Controlled But Never Conquered

Not only is the Castillo de San Marcos the oldest of the country, it might be the most successful as it has never been conquered.

Despite several attacks and sieges, the fort peacefully transitioned control between Spain, Britain and the United States.

In addition to the swaps previously mentioned, the fort also changed hands during the Civil War.

It started in 1861 when Florida seceded from the U.S. and Union troops withdrew, leaving a single Union soldier behind to man the fort.  

Confederate troops marched on the fort and it was surrendered without incident after the Union caretaker’s only demand was a receipt for it.

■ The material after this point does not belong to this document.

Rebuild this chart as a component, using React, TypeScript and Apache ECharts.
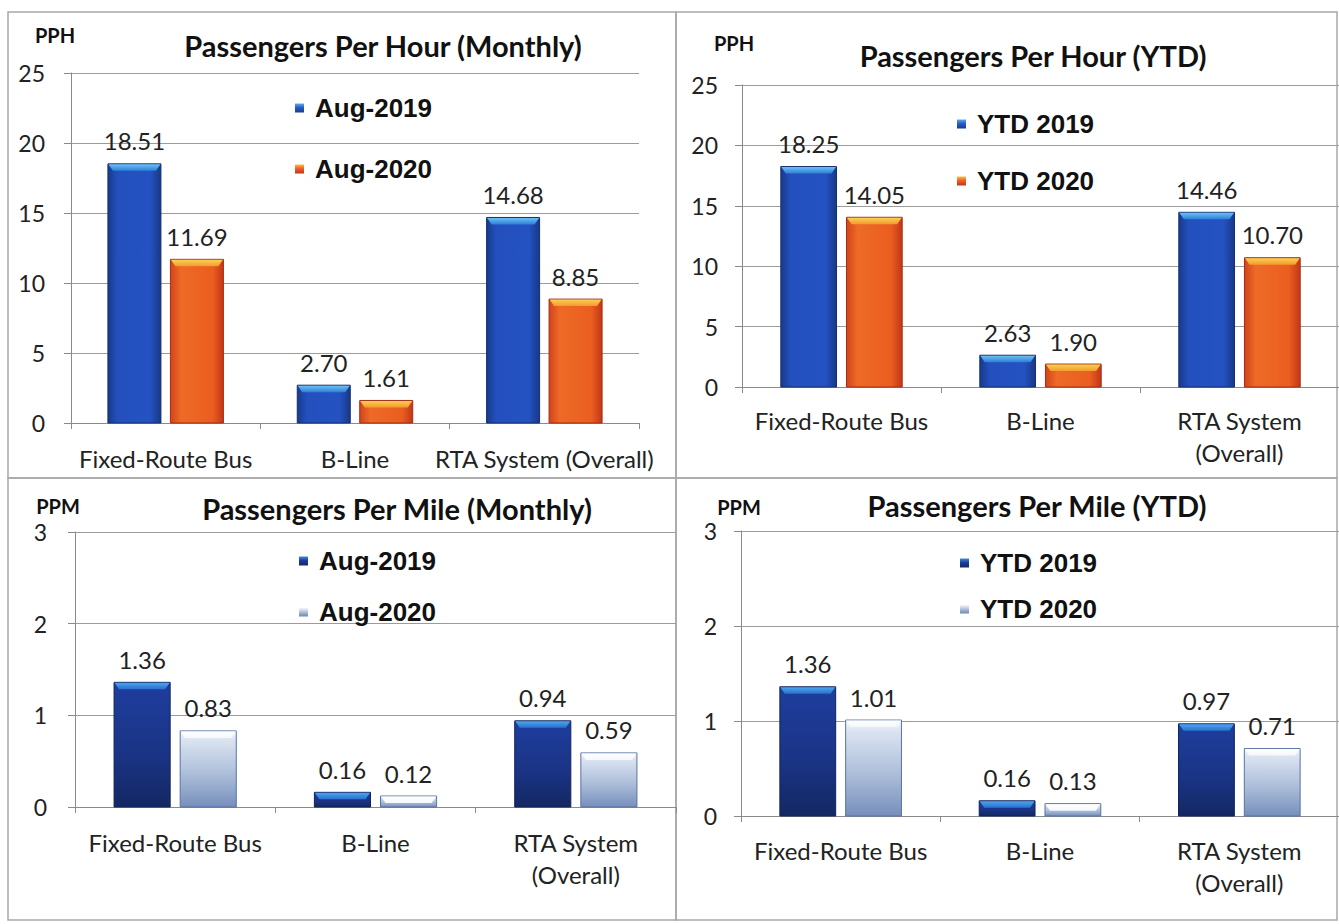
import React, { useEffect, useRef } from "react";
import * as echarts from "echarts";

// ---------- data ----------
const categoriesSingle = ["Fixed-Route Bus", "B-Line", "RTA System (Overall)"];
const categoriesWrapped = ["Fixed-Route Bus", "B-Line", "RTA System\n(Overall)"];

const pphMonthly2019 = [18.51, 2.7, 14.68];
const pphMonthly2020 = [11.69, 1.61, 8.85];
const pphYtd2019 = [18.25, 2.63, 14.46];
const pphYtd2020 = [14.05, 1.9, 10.7];
const ppmMonthly2019 = [1.36, 0.16, 0.94];
const ppmMonthly2020 = [0.83, 0.12, 0.59];
const ppmYtd2019 = [1.36, 0.16, 0.97];
const ppmYtd2020 = [1.01, 0.13, 0.71];

const monthlyNames = ["Aug-2019", "Aug-2020"];
const ytdNames = ["YTD 2019", "YTD 2020"];

const titles = [
  "Passengers Per Hour (Monthly)",
  "Passengers Per Hour (YTD)",
  "Passengers Per Mile (Monthly)",
  "Passengers Per Mile (YTD)",
];
const unitLabels = ["PPH", "PPH", "PPM", "PPM"];

const pphAxis = { min: 0, max: 25, interval: 5 };
const ppmAxis = { min: 0, max: 3, interval: 1 };

// ---------- styles ----------
const LG = (x1: number, y1: number, x2: number, y2: number, stops: [number, string][]) =>
  new echarts.graphic.LinearGradient(
    x1, y1, x2, y2,
    stops.map(([offset, color]) => ({ offset, color }))
  );

const barStyles = {
  blue: {
    body: () => LG(0, 0, 1, 0, [[0, "#183a8c"], [0.18, "#2350bd"], [0.8, "#2452c2"], [1, "#183886"]]),
    edge: "#15306f",
    cap: () => LG(0, 0, 0, 1, [[0, "#6cc0f4"], [1, "#2e7fd6"]]),
    legend: () => LG(0, 0, 0, 1, [[0, "#5aaef0"], [0.45, "#2a5cc8"], [1, "#1a3a8c"]]),
  },
  orange: {
    body: () => LG(0, 0, 1, 0, [[0, "#d2441a"], [0.2, "#ee6a26"], [0.8, "#ea5e1f"], [1, "#c2361a"]]),
    edge: "#a52e14",
    cap: () => LG(0, 0, 0, 1, [[0, "#fbd050"], [1, "#f39a30"]]),
    legend: () => LG(0, 0, 0, 1, [[0, "#f8c048"], [0.45, "#ec6224"], [1, "#c0361a"]]),
  },
  navy: {
    body: () => LG(0, 0, 0, 1, [[0, "#1e3e9e"], [0.6, "#1a3384"], [1, "#132862"]]),
    edge: "#10235a",
    cap: () => LG(0, 0, 0, 1, [[0, "#4aa6ec"], [1, "#2a6fcf"]]),
    legend: () => LG(0, 0, 0, 1, [[0, "#3a8ee0"], [0.45, "#1d3d9c"], [1, "#132862"]]),
  },
  light: {
    body: () => LG(0, 0, 0, 1, [[0, "#f6f9fd"], [0.12, "#dae3f0"], [0.55, "#aebfda"], [1, "#768fbb"]]),
    edge: "#5873a6",
    cap: () => LG(0, 0, 0, 1, [[0, "#ffffff"], [1, "#f4f7fb"]]),
    legend: () => LG(0, 0, 0, 1, [[0, "#ffffff"], [0.5, "#b0c1dc"], [1, "#6d86b2"]]),
  },
};

type Panel = {
  grid: { left: number; top: number; width: number; height: number };
  cats: string[];
  axis: { min: number; max: number; interval: number };
  names: string[];
  values: number[][];
  styles: (keyof typeof barStyles)[];
  legend: { left: number; top: number; gap: number };
  title: { x: number; y: number };
  unit: { x: number; y: number };
  xLabelMargin: number;
  yLabelMargin: number;
};

const panels: Panel[] = [
  {
    grid: { left: 71, top: 73, width: 568, height: 350 },
    cats: categoriesSingle,
    axis: pphAxis,
    names: monthlyNames,
    values: [pphMonthly2019, pphMonthly2020],
    styles: ["blue", "orange"],
    legend: { left: 295, top: 95, gap: 35 },
    title: { x: 383, y: 45 },
    unit: { x: 55, y: 35 },
    xLabelMargin: 19,
    yLabelMargin: 26,
  },
  {
    grid: { left: 742, top: 85, width: 597, height: 302 },
    cats: categoriesWrapped,
    axis: pphAxis,
    names: ytdNames,
    values: [pphYtd2019, pphYtd2020],
    styles: ["blue", "orange"],
    legend: { left: 957, top: 111, gap: 31 },
    title: { x: 1033, y: 55 },
    unit: { x: 734, y: 43 },
    xLabelMargin: 17,
    yLabelMargin: 24,
  },
  {
    grid: { left: 75, top: 532, width: 601, height: 275 },
    cats: categoriesWrapped,
    axis: ppmAxis,
    names: monthlyNames,
    values: [ppmMonthly2019, ppmMonthly2020],
    styles: ["navy", "light"],
    legend: { left: 299, top: 548, gap: 25 },
    title: { x: 397, y: 508 },
    unit: { x: 58, y: 506 },
    xLabelMargin: 19,
    yLabelMargin: 28,
  },
  {
    grid: { left: 741, top: 531, width: 598, height: 285 },
    cats: categoriesWrapped,
    axis: ppmAxis,
    names: ytdNames,
    values: [ppmYtd2019, ppmYtd2020],
    styles: ["navy", "light"],
    legend: { left: 960, top: 550, gap: 20 },
    title: { x: 1037, y: 505 },
    unit: { x: 739, y: 507 },
    xLabelMargin: 18,
    yLabelMargin: 24,
  },
];

const FONT = "Lato, 'Open Sans', sans-serif";
const LEGEND_FONT = "'Liberation Sans', Arial, sans-serif";

function makeRender(styleKey: keyof typeof barStyles, slot: number) {
  const st = barStyles[styleKey];
  return (_params: any, api: any) => {
    const cat = api.value(0);
    const v = api.value(1);
    const base = api.coord([cat, 0]);
    const top = api.coord([cat, v]);
    const band = api.size([1, 0])[0];
    const w = band * 0.28;
    const gap = band * 0.05;
    const cx = base[0] + (slot === 0 ? -1 : 1) * (gap / 2 + w / 2);
    const x = cx - w / 2;
    const y = top[1];
    const h = base[1] - top[1];
    const capH = Math.min(7, h);
    const inset = 5;
    return {
      type: "group",
      children: [
        {
          type: "rect",
          shape: { x, y, width: w, height: h },
          style: { fill: st.body(), stroke: st.edge, lineWidth: 1 },
        },
        {
          type: "polygon",
          shape: {
            points: [
              [x + 0.5, y + 0.5],
              [x + w - 0.5, y + 0.5],
              [x + w - inset, y + capH],
              [x + inset, y + capH],
            ],
          },
          style: { fill: st.cap() },
        },
        {
          type: "text",
          x: cx,
          y: y - 11,
          style: {
            text: v.toFixed(2),
            textAlign: "center",
            align: "center",
            textVerticalAlign: "bottom",
            verticalAlign: "bottom",
            fontSize: 24,
            fontFamily: FONT,
            fill: "#222",
          },
        },
      ],
    };
  };
}

export default function App() {
  const ref = useRef<HTMLDivElement>(null);

  useEffect(() => {
    document.body.style.margin = "0";
    if (!ref.current) return;
    const chart = echarts.init(ref.current, null, { renderer: "svg" });

    const grid: any[] = [];
    const xAxis: any[] = [];
    const yAxis: any[] = [];
    const series: any[] = [];
    const legend: any[] = [];
    const graphic: any[] = [];

    // panel borders
    const borders = [
      { x: 8, y: 12, width: 668, height: 466 },
      { x: 676, y: 12, width: 661, height: 466 },
      { x: 8, y: 478, width: 668, height: 442 },
      { x: 676, y: 478, width: 661, height: 442 },
    ];
    borders.forEach((b) =>
      graphic.push({
        type: "rect",
        shape: b,
        style: { fill: "none", stroke: "#a8a8a8", lineWidth: 1.5 },
        z: 0,
      })
    );

    panels.forEach((p, i) => {
      grid.push({ ...p.grid, containLabel: false });
      xAxis.push({
        gridIndex: i,
        type: "category",
        data: p.cats,
        axisLine: { lineStyle: { color: "#8a8a8a", width: 1 } },
        axisTick: { show: true, length: 6, lineStyle: { color: "#8a8a8a" } },
        axisLabel: {
          interval: 0,
          fontSize: 24,
          fontFamily: FONT,
          color: "#222",
          margin: p.xLabelMargin,
          lineHeight: 32,
        },
      });
      yAxis.push({
        gridIndex: i,
        type: "value",
        min: p.axis.min,
        max: p.axis.max,
        interval: p.axis.interval,
        axisLine: { show: true, lineStyle: { color: "#8a8a8a", width: 1 } },
        axisTick: { show: true, length: 7, lineStyle: { color: "#8a8a8a" } },
        splitLine: { show: true, lineStyle: { color: "#9c9c9c", width: 1 } },
        axisLabel: {
          fontSize: 23,
          fontFamily: FONT,
          color: "#222",
          margin: p.yLabelMargin,
        },
      });
      p.names.forEach((name, s) => {
        series.push({
          type: "custom",
          name,
          xAxisIndex: i,
          yAxisIndex: i,
          data: p.values[s].map((v, k) => [k, v]),
          encode: { x: 0, y: 1 },
          renderItem: makeRender(p.styles[s], s),
          z: 3,
        });
      });
      legend.push({
        orient: "vertical",
        left: p.legend.left,
        top: p.legend.top,
        padding: 0,
        itemGap: p.legend.gap,
        itemWidth: 9,
        itemHeight: 9,
        icon: "rect",
        selectedMode: false,
        data: p.names.map((name, s) => ({
          name,
          itemStyle: { color: barStyles[p.styles[s]].legend() },
        })),
        textStyle: {
          fontSize: 26,
          fontWeight: "bold",
          fontFamily: LEGEND_FONT,
          color: "#111",
          lineHeight: 26,
          padding: [0, 0, 0, 6],
        },
      });
      graphic.push({
        type: "text",
        x: p.title.x,
        y: p.title.y,
        style: {
          text: titles[i],
          textAlign: "center",
          textVerticalAlign: "middle",
          fontSize: 29,
          fontWeight: "bold",
          fontFamily: FONT,
          fill: "#111",
        },
      });
      graphic.push({
        type: "text",
        x: p.unit.x,
        y: p.unit.y,
        style: {
          text: unitLabels[i],
          textAlign: "center",
          textVerticalAlign: "middle",
          fontSize: 20,
          fontWeight: "bold",
          fontFamily: FONT,
          fill: "#111",
        },
      });
    });

    chart.setOption({
      animation: false,
      backgroundColor: "#ffffff",
      grid,
      xAxis,
      yAxis,
      series,
      legend,
      graphic,
    });

    return () => chart.dispose();
  }, []);

  return (
    <div
      ref={ref}
      style={{ position: "fixed", left: 0, top: 0, width: 1339, height: 924 }}
    />
  );
}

The Confederate army stripped the fort nearly of all its artillery, so there wasn’t much in the way of defensive firepower.

The Union took back the fort in 1862 after a Navy frigate found it clear of Confederate troops and city leaders were willing to surrender it.

Honorable Discharge

The fort was designated a National Monument in 1924.

It wasn’t until after 251 years of continuous military possession that it was deactivated in 1933 after the War Department transferred it to the National Park Service, which now manages the fort.

In 1975, the American Society of Civil Engineers designated the Castillo de San Marcos a Historic Civil Engineering Landmark.

According to the National Park Service, more than 800,000 people visited the Castillo de San Marcos in 2017.

Hopefully, these facts fortify your desire to go visit this must-visit monument!